Understanding high level flow of Prodigy for text classification

Hello guys,
Some background on what i am trying to do
I am creating a custom recipe for sentence categorization to categorize for e.g. “Does the sentence imply the user blaming his employer?” and want to use the new sentence encoding models (infersent etc) instead of the spacy categ model.

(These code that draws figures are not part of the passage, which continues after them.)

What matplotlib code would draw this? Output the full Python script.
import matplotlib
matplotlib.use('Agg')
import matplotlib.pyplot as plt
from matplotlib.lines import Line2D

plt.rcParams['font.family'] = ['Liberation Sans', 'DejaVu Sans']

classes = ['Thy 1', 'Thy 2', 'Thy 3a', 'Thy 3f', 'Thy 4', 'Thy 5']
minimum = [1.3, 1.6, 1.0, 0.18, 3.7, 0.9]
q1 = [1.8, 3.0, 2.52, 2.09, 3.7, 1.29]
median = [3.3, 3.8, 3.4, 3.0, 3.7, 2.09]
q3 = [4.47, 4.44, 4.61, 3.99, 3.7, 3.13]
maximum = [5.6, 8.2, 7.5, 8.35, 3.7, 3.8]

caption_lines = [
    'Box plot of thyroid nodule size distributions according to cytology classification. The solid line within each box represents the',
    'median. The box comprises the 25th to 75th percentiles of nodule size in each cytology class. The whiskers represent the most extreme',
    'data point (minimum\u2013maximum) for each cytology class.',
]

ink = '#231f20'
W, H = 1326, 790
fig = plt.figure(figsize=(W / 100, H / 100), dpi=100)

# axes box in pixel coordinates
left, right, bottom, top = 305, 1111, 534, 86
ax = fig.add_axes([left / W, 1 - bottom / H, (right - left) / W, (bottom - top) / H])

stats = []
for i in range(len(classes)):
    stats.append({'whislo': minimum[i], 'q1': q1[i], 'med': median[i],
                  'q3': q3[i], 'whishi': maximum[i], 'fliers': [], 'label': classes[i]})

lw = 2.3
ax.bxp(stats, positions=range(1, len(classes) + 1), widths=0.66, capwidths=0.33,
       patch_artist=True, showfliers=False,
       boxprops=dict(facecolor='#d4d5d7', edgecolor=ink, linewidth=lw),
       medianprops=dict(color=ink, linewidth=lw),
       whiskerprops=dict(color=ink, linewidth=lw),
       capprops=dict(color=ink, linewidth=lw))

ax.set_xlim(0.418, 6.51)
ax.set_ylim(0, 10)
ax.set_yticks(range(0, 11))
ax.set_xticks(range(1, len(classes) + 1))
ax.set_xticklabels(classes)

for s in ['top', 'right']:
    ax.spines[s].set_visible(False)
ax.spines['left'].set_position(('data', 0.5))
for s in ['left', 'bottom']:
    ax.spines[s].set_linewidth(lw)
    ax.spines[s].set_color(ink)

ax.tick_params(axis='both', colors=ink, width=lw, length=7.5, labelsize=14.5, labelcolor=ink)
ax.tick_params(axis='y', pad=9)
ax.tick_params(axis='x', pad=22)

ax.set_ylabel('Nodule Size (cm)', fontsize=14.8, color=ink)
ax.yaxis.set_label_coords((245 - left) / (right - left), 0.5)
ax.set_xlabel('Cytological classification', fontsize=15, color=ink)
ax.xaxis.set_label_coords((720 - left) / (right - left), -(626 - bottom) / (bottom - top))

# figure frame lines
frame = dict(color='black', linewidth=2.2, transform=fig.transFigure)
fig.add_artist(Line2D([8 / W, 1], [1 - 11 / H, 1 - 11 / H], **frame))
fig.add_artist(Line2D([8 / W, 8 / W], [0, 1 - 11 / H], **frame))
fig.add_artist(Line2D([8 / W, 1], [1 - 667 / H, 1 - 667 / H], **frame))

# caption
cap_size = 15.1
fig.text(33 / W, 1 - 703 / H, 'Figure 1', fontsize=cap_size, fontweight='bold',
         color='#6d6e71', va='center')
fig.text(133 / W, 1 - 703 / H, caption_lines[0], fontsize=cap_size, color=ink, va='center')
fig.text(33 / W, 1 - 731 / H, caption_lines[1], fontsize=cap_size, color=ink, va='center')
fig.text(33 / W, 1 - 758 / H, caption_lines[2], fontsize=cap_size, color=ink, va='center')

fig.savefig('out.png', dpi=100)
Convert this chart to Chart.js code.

I want to source example from my SQL Server database .
Here is what I am hoping to achieve with prodigy.

  1. Have an initial set of 3 positive and 3 negative example sentences added to prodigy dataset manually
  2. use infersent to get sentence vectors for all examples in dataset so far and train a classification model.
  3. Pull new input examples from my SQL database ,score them with my custom model and present them to user with the prefer_high_scores strategy- as I am expecting very few of positive class examples(may be 1 in 50)
  4. Have user tag a certain number of examples say 5
  5. Repeat steps 2 to 4.

Here is what I have done so far
1.I have created a custom recipe thats based on textcat.teach
2. Create an infersent and a sentence classification model when prodigy starts and is available for score and update method
2.Create an input stream to source my examples one at a time from my SQL DB
3. Pass my input stream to a custom scoreStream Function that yields (score, task) where score is based on my classification model
4. Pass the output of scoreStream to prodigys prefer_high_scores function
5. I created a custom updateFunction that i specified in the custom Recipe return . This function extracts all annotations from datasets and retrains my classification model.
6. In the customRecipe config I set ‘batch_size’:5
7. When I begin, my dataset is empty and I have ‘exclude’ set to None and am NOT using combine_models so there is no confusion and I can understand exactly whats going on.

Here is what I see is happening

  1. When prodigy starts it pulls 65 examples from my stream. Why 65?
  2. After I tag first 10 examples it seems like my custom update function is called. Why 10?
  3. Beyond the first 10 examples , I see that my customUpdate function is called after every 5 examples I tag which seems to be in line with the batch_size i have set to 5.
  4. After every 5 examples I tag, looks like 8-11 new examples are fetched from my stream. Whats the trigger for it to extract new examples?

So generally wanted to know what the flow is like?
whats the logic inside the prefer_high_scores is ? and
when does prodigy get additional examples from the source?
If I update my model every 5 annotations I am assuming that only these new examples will be scored using my new mode and not all the old ones that were rejected by prefer_high_scores say 30 annotations earlier. Is that right?

Thanks, those are all good questions! Your workflow and idea sounds good – answer below:

I suspect that because you’re using the prefer_high_scores sorter, this is how many examples it takes to fill up one full batch (5 examples) for annotation. Keep in mind that the “preference” sorters keep an exponential moving average to decide whether to show you an example or not. So it will skip examples with low scores, and yield out examples with high scores. So it’s possible that it took 65 examples from your stream to get a batch of 5 examples that meet the “high scores” requirement.

Annotated examples are sent back to the server in batches. One batch is always kept in the app to allow you to undo a previous decision (so this can be done straight in the app, instead of having the server do all the reconciling). Outgoing annotations are kept in the outbox, until the next buffer is full, and are then sent back to the server. So with a batch size of 5, you’d get the first examples after 10 annotations (once the buffer and history are full), and after that, on every full batch of 5. Once annotations are received, the update function is called.

New examples are fetched whenever the queue in the app is running low. This is calculated dynamically – either when the queue is lower than half the batch size or less than 2 examples, whichever happens first. The idea behind this is that if you annotate super fast, you should normally never hit an empty queue and the buffer should always be filled up in time.

Yes, that’s correct. The examples that are skipped by the sorter are ignored and every time new annotations come in, the model is updated with that batch of annotations. If you use the model to score the examples and the model weights change in the meantime, the updated model will be used to score the examples, which will then be sorted by the sorter, and so on.

This explains the following composition, made possible because Prodigy streams are generators:

stream = prefer_uncertain(model(stream))
update = model.update

At least, that’s how the built-in recipes are designed – you can always implement your own logic or a different active learning strategy in a custom recipe.

Btw, in case you haven’t seen it yet, another tip if you want to see what’s going on behind the scenes: You can set the environment variable PRODIGY_LOGGING=basic or PRODIGY_LOGGING=verbose to log everything that’s happening in the individual components. Verbose logging will also log the exact data that’s passed around (so you probably want to log it to a file).